7. Audiotapes. This is one thing we cannot do without, even though some learners might hate it. The problem with listening-based activities is that they are, for some adult learners, the most frustrating ones. Adult learners seem to feel under more pressure when they are supposed to understand an aural, recorded text than when they are asked to speak. They complain about the quality of the recording and frown at any background noises. What irritates them most is "the impossible speed" at which the people in the recording speak.

The speed of authentic speech, obviously higher than that of a nonnative teacher to whom the students are accustomed; the background noises some recordings include; and the fact that the speakers do not always use standard English (on many cassettes there are voices of children, elderly people, people with different social and regional accents, or a combination of these) can make the learner's life rather difficult.
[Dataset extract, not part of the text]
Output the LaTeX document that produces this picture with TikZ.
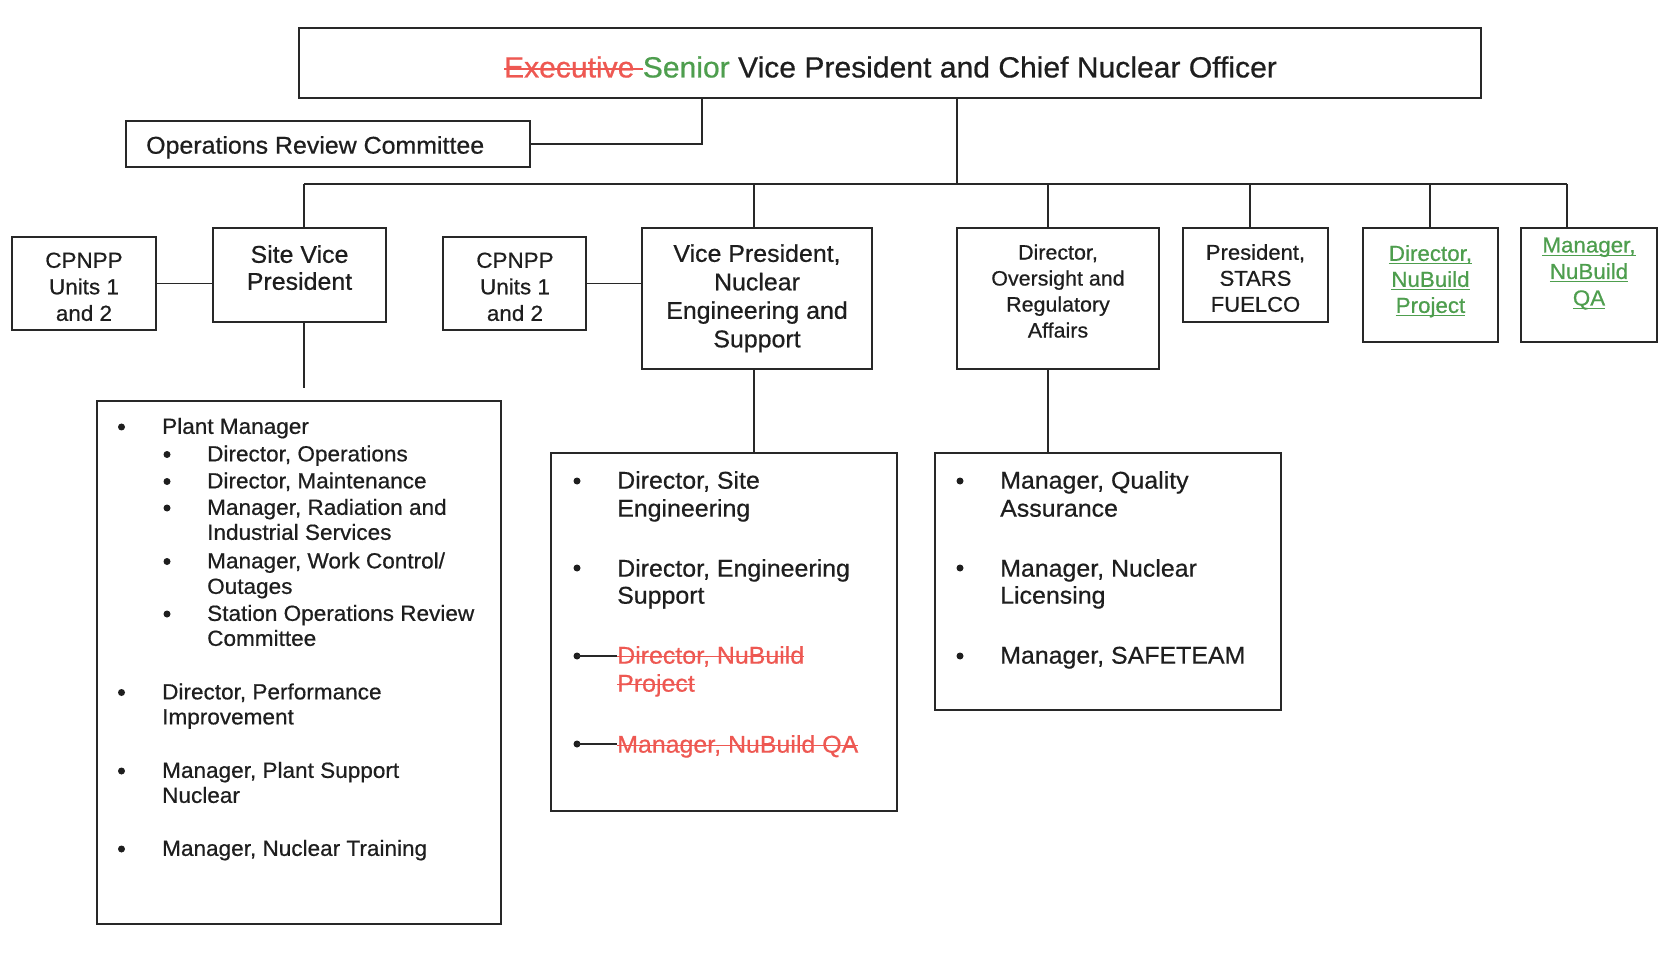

There is, however, no other solution than introducing listening comprehension as often as possible so the learners overcome the problem by getting used to it.

In a situation where we cannot provide a native speaker as a teacher, we must use recorded conversations to acquaint the learners with authentic spoken English in some way. Transcripts of recorded texts for reference would help some learners feel more secure. The teacher must do his or her best to sugar the pill in any possible way, so that the adult students do not panic at the very sight of a tape recorder.

Summing up

Adults make demanding foreign language learners. They want their learning to be an almost stress-free activity which they can help plan. They would like to learn as much as possible in the classroom because they have difficulties reconciling home study with other duties. They do need some instruction and equivalents in their native language to feel very secure. What stresses them most are role-plays and listening to native speakers talking rapidly. Most certainly there are other things adult learners might dislike, and it is a very useful for the teacher not only to observe but to ask the learners openly about those things. The more you know about your learners' likes and dislikes, the more fulfilling and successful your classes will be.


  • Byrne, D. 1976. Teaching oral English. London: Longman.
  • Broughton, G., C. Brumfit, R. Flavell, P. Hill, and A. Pincas. 1980. Teaching English as a foreign language. London: Routledge and Kegan Paul.
  • Kamla, M. 1992. Teaching EFL to adults: Between must and must not. English Teaching Forum, 30, 3, pp. 47-48
  • Richards, J., and T. Rodgers. 1986. Approaches and methods in language teaching. Cambridge: Cambridge University Press.
  • Willis, J. 1981. Teaching English through English. London: Longman.